Ce cadre urbain, est à l’origine d’une « bonne partie du patrimoine culturel mondial » [Résolution 98 (2000) sur les villes historiques en Europe]. La protection et la mise en valeur de ce patrimoine urbain est aujourd’hui un moteur pour renforcer l’identité locale, tout en étant le catalyseur d’une identité européenne et d’une cohésion sociale multiculturelle. De plus, la nouvelle économie « du savoir » peut générer une économie durable dans les villes historiques (R98, § 27) avec la gestion des ressources historiques et patrimoniales, dans un cadre d’exploitation touristique. Aujourd’hui, il existe toute une série de métiers de la recherche de la connaissance de ce patrimoine commun, de sa protection et de sa mise en valeur, qui sont à l’origine d’une bonne partie des emplois qui accueillent les étudiants européens des sciences historiques et archéologiques : historiens, historiens de l’art, archéologues, architectes, urbanistes ; de la protection : archives, musées, archéologie préventive ; et de la mise en valeur : médiation, guidage, développement local, aménagement urbain.
Depuis l’époque de la production des grandes écoles de pensée et des études historiques sur la ville, la progressive spécialisation des disciplines à partir des années 70 a fait diverger les conceptions des spécialistes qui traitent la ville contemporaine et la ville historique. La seule exception, française d’ailleurs, était le Centre Nationale d’Archéologie Urbaine (CNAU) de Tours qui a définitivement disparu depuis 2016. Il n’y a plus d’interaction entre les disciplines traditionnelles qui s’occupent de la ville : Archéologie, Histoire, Géographie, Urbanisme, Aménagement, Architecture, Sociologie… Mais la forme urbaine actuelle n’est pas seulement l’émergence d’éléments en interaction et complexité structurelle à un moment donné, elle est également porteuse de sens pour ses usagers, sens culturellement, socialement et historiquement connoté, participant à la complexité de la ville en tant que système social. L’Histoire urbaine et l’approche culturelle peuvent ainsi devenir une nouvelle perspective pour la complexité structurelle de la ville.

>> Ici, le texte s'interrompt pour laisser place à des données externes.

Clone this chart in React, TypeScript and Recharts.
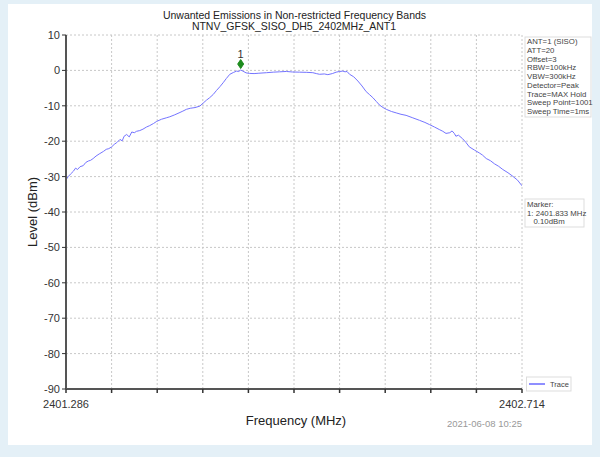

Il est temps de rompre avec cette tendance historiographique globale, d’une part, et académique, et locale, de l’autre. Les résultats de 30 ans de fouilles archéologiques urbaines dans le cadre de la Convention européenne pour la protection du patrimoine archéologique (La Valette, 1992) montrent un cumul de données extraordinaire sur la genèse et la fabrique urbaine. L’étude de la ville historique et le patrimoine urbain configurent des archives du sol et des solutions pratiques pluriséculaires de ce qui a fait ses preuves dans la configuration de la ville moderne.
Mise en valeur des enseignements
Le projet de Chaire Jean Monnet Civitates et Urbes Europæ : (CivEUr) veut mettre en valeur les enseignements déjà en place dans les différentes composantes de l’Université Paris Nanterre (UPN), afin d’approfondir les études autour de l’histoire de la ville européenne. Le passé : genèse, formation et environnement urbains ; le présent : cadre légal et normatif européen, ainsi que pratiques scientifiques de protection patrimoniale comme l’archéologie urbaine ; et le futur : le projet urbain, la mise en valeur, l’aménagement et régénération urbaines, le développement local, et les métiers qui en dérivent.
Un forum
CivEUr veut être un forum de discussion qui fédère et intègre les collègues travaillant sur la ville au sein de l’UPN et ouvre ce forum à d’autres collègues des universités européennes par le biais des séminaires de recherche et des colloques internationaux qui en dérivent
L’ouverture doit se faire aussi vers les métiers et les acteurs sociaux du projet urbain à travers la collaboration sous forme de formation continue et de débat ouvert. L’impact s’effectuera à tous les niveaux géographiques (local, régional et international) mais aussi à tous les niveaux sociologiques des citoyens européens (chercheurs, professionnels, décideurs, acteurs et usagers de la ville…). De ce point de vue, CivEUr apparaîtra comme un référent national et européen de la recherche sur la ville avec, comme but ultime, la configuration d’un réseau européen et d’un projet qui tentera de répondre au rôle joué par le patrimoine culturel dans « la création et le renforcement de la valeur sociale, avec la capacité d’inspirer et de promouvoir la participation des citoyens à la vie publique, d’améliorer le bien-être des individus et des communautés » mis en évidence par le World Cities Report 2020 – The value of Sustainable Urbanization, du United Nations Human Settlements Programme : www.unhabitat.org
La Chaire répond à deux objectifs généraux des activités Jean Monnet « enseignement et recherche », à savoir l’amélioration de la qualité de la formation des enseignants sur les sujets relatifs à l’Europe et la promotion de l’excellence dans l’enseignement et la recherche en ce qui concerne les études européennes.